_Exercise aim_: Nothing in the data should change when you return it, but leave the pictures out.
══════════════════════════════
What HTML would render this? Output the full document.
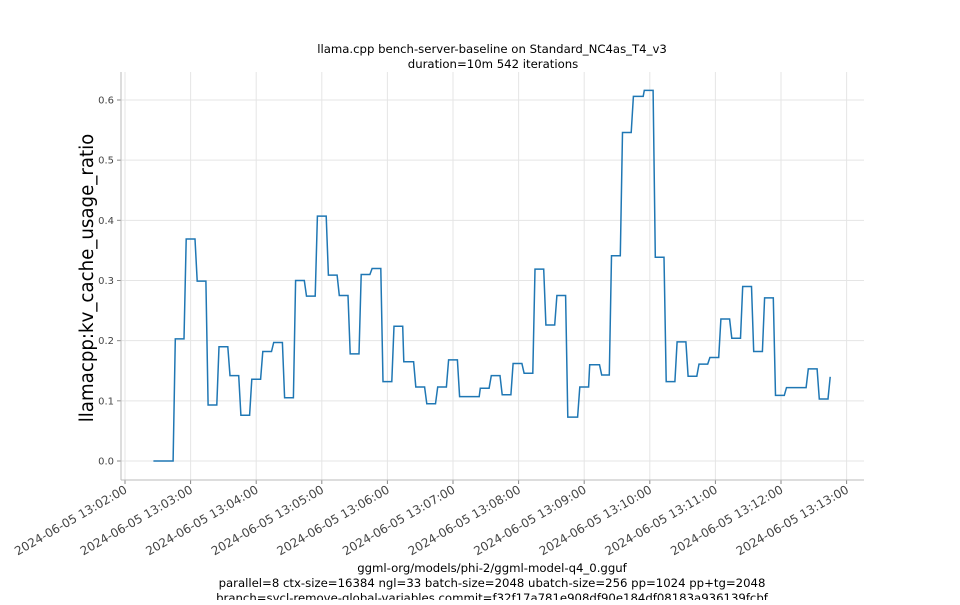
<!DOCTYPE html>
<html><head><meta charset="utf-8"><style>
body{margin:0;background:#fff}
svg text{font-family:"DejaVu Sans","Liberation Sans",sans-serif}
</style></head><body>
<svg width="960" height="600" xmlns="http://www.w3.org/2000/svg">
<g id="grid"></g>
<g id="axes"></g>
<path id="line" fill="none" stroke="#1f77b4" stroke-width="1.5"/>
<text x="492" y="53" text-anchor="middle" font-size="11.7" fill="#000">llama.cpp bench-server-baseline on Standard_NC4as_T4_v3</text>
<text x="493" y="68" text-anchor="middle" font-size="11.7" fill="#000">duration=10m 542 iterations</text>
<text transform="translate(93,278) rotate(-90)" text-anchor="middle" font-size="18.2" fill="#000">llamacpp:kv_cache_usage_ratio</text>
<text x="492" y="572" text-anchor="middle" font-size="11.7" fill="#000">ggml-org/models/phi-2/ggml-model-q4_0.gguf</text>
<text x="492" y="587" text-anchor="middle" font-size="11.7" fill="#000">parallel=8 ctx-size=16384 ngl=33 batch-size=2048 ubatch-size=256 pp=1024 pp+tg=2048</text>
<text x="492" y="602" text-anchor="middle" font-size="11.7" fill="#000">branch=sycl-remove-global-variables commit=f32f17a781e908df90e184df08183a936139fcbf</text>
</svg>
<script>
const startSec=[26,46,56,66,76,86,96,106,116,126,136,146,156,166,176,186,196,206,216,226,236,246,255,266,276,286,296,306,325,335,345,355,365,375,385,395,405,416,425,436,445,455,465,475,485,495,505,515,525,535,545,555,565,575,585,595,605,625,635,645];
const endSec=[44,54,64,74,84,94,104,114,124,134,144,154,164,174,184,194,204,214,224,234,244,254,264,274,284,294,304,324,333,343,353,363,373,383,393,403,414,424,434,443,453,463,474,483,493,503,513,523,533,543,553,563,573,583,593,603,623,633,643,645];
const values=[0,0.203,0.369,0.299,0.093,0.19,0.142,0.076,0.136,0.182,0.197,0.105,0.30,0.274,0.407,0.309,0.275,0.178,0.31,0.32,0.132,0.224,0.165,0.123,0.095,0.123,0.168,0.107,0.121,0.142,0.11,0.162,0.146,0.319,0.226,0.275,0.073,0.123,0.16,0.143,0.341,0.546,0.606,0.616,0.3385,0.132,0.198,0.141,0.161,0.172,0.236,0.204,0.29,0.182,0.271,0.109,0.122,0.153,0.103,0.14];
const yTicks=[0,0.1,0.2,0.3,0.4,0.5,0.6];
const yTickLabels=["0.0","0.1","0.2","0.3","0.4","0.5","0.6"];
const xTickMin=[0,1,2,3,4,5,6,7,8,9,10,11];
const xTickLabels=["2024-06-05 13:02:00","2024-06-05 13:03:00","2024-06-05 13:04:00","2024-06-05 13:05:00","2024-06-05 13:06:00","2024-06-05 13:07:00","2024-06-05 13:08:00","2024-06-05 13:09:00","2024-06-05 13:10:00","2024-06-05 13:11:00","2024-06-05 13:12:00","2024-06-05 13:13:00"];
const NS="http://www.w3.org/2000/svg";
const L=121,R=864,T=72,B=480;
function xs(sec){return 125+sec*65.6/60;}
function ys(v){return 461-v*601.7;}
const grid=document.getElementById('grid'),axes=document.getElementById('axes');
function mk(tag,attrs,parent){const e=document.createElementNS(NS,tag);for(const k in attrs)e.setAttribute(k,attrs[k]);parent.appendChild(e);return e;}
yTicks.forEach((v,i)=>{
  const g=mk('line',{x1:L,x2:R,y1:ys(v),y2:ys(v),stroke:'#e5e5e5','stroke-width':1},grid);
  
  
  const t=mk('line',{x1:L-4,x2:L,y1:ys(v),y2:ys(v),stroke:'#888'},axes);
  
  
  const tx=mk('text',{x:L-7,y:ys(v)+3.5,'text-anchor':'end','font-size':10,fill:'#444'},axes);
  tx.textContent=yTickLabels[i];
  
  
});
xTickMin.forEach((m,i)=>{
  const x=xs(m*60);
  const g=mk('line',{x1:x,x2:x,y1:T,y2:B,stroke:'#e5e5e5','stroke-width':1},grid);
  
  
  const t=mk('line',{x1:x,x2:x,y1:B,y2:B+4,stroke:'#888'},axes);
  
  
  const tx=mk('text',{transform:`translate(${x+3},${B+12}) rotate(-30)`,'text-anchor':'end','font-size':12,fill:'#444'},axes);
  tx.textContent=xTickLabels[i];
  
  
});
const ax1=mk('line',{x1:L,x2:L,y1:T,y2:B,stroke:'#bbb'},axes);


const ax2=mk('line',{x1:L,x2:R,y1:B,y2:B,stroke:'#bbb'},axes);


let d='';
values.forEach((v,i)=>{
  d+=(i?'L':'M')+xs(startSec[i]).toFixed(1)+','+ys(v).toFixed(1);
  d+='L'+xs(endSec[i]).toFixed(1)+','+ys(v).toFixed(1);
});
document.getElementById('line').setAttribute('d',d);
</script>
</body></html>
══════════════════════════════
_Response_:
What HTML would render this? Output the full document.
<!DOCTYPE html>
<html><head><meta charset="utf-8"><style>
body{margin:0;background:#fff}
svg text{font-family:"DejaVu Sans","Liberation Sans",sans-serif}
</style></head><body>
<svg width="960" height="600" xmlns="http://www.w3.org/2000/svg">
<g id="grid"></g>
<g id="axes"></g>
<path id="line" fill="none" stroke="#1f77b4" stroke-width="1.5"/>
<text x="492" y="53" text-anchor="middle" font-size="11.7" fill="#000">llama.cpp bench-server-baseline on Standard_NC4as_T4_v3</text>
<text x="493" y="68" text-anchor="middle" font-size="11.7" fill="#000">duration=10m 542 iterations</text>
<text transform="translate(93,278) rotate(-90)" text-anchor="middle" font-size="18.2" fill="#000">llamacpp:kv_cache_usage_ratio</text>
<text x="492" y="572" text-anchor="middle" font-size="11.7" fill="#000">ggml-org/models/phi-2/ggml-model-q4_0.gguf</text>
<text x="492" y="587" text-anchor="middle" font-size="11.7" fill="#000">parallel=8 ctx-size=16384 ngl=33 batch-size=2048 ubatch-size=256 pp=1024 pp+tg=2048</text>
<text x="492" y="602" text-anchor="middle" font-size="11.7" fill="#000">branch=sycl-remove-global-variables commit=f32f17a781e908df90e184df08183a936139fcbf</text>
</svg>
<script>
const startSec=[26,46,56,66,76,86,96,106,116,126,136,146,156,166,176,186,196,206,216,226,236,246,255,266,276,286,296,306,325,335,345,355,365,375,385,395,405,416,425,436,445,455,465,475,485,495,505,515,525,535,545,555,565,575,585,595,605,625,635,645];
const endSec=[44,54,64,74,84,94,104,114,124,134,144,154,164,174,184,194,204,214,224,234,244,254,264,274,284,294,304,324,333,343,353,363,373,383,393,403,414,424,434,443,453,463,474,483,493,503,513,523,533,543,553,563,573,583,593,603,623,633,643,645];
const values=[0,0.203,0.369,0.299,0.093,0.19,0.142,0.076,0.136,0.182,0.197,0.105,0.30,0.274,0.407,0.309,0.275,0.178,0.31,0.32,0.132,0.224,0.165,0.123,0.095,0.123,0.168,0.107,0.121,0.142,0.11,0.162,0.146,0.319,0.226,0.275,0.073,0.123,0.16,0.143,0.341,0.546,0.606,0.616,0.3385,0.132,0.198,0.141,0.161,0.172,0.236,0.204,0.29,0.182,0.271,0.109,0.122,0.153,0.103,0.14];
const yTicks=[0,0.1,0.2,0.3,0.4,0.5,0.6];
const yTickLabels=["0.0","0.1","0.2","0.3","0.4","0.5","0.6"];
const xTickMin=[0,1,2,3,4,5,6,7,8,9,10,11];
const xTickLabels=["2024-06-05 13:02:00","2024-06-05 13:03:00","2024-06-05 13:04:00","2024-06-05 13:05:00","2024-06-05 13:06:00","2024-06-05 13:07:00","2024-06-05 13:08:00","2024-06-05 13:09:00","2024-06-05 13:10:00","2024-06-05 13:11:00","2024-06-05 13:12:00","2024-06-05 13:13:00"];
const NS="http://www.w3.org/2000/svg";
const L=121,R=864,T=72,B=480;
function xs(sec){return 125+sec*65.6/60;}
function ys(v){return 461-v*601.7;}
const grid=document.getElementById('grid'),axes=document.getElementById('axes');
function mk(tag,attrs,parent){const e=document.createElementNS(NS,tag);for(const k in attrs)e.setAttribute(k,attrs[k]);parent.appendChild(e);return e;}
yTicks.forEach((v,i)=>{
  const g=mk('line',{x1:L,x2:R,y1:ys(v),y2:ys(v),stroke:'#e5e5e5','stroke-width':1},grid);
  
  
  const t=mk('line',{x1:L-4,x2:L,y1:ys(v),y2:ys(v),stroke:'#888'},axes);
  
  
  const tx=mk('text',{x:L-7,y:ys(v)+3.5,'text-anchor':'end','font-size':10,fill:'#444'},axes);
  tx.textContent=yTickLabels[i];
  
  
});
xTickMin.forEach((m,i)=>{
  const x=xs(m*60);
  const g=mk('line',{x1:x,x2:x,y1:T,y2:B,stroke:'#e5e5e5','stroke-width':1},grid);
  
  
  const t=mk('line',{x1:x,x2:x,y1:B,y2:B+4,stroke:'#888'},axes);
  
  
  const tx=mk('text',{transform:`translate(${x+3},${B+12}) rotate(-30)`,'text-anchor':'end','font-size':12,fill:'#444'},axes);
  tx.textContent=xTickLabels[i];
  
  
});
const ax1=mk('line',{x1:L,x2:L,y1:T,y2:B,stroke:'#bbb'},axes);


const ax2=mk('line',{x1:L,x2:R,y1:B,y2:B,stroke:'#bbb'},axes);


let d='';
values.forEach((v,i)=>{
  d+=(i?'L':'M')+xs(startSec[i]).toFixed(1)+','+ys(v).toFixed(1);
  d+='L'+xs(endSec[i]).toFixed(1)+','+ys(v).toFixed(1);
});
document.getElementById('line').setAttribute('d',d);
</script>
</body></html>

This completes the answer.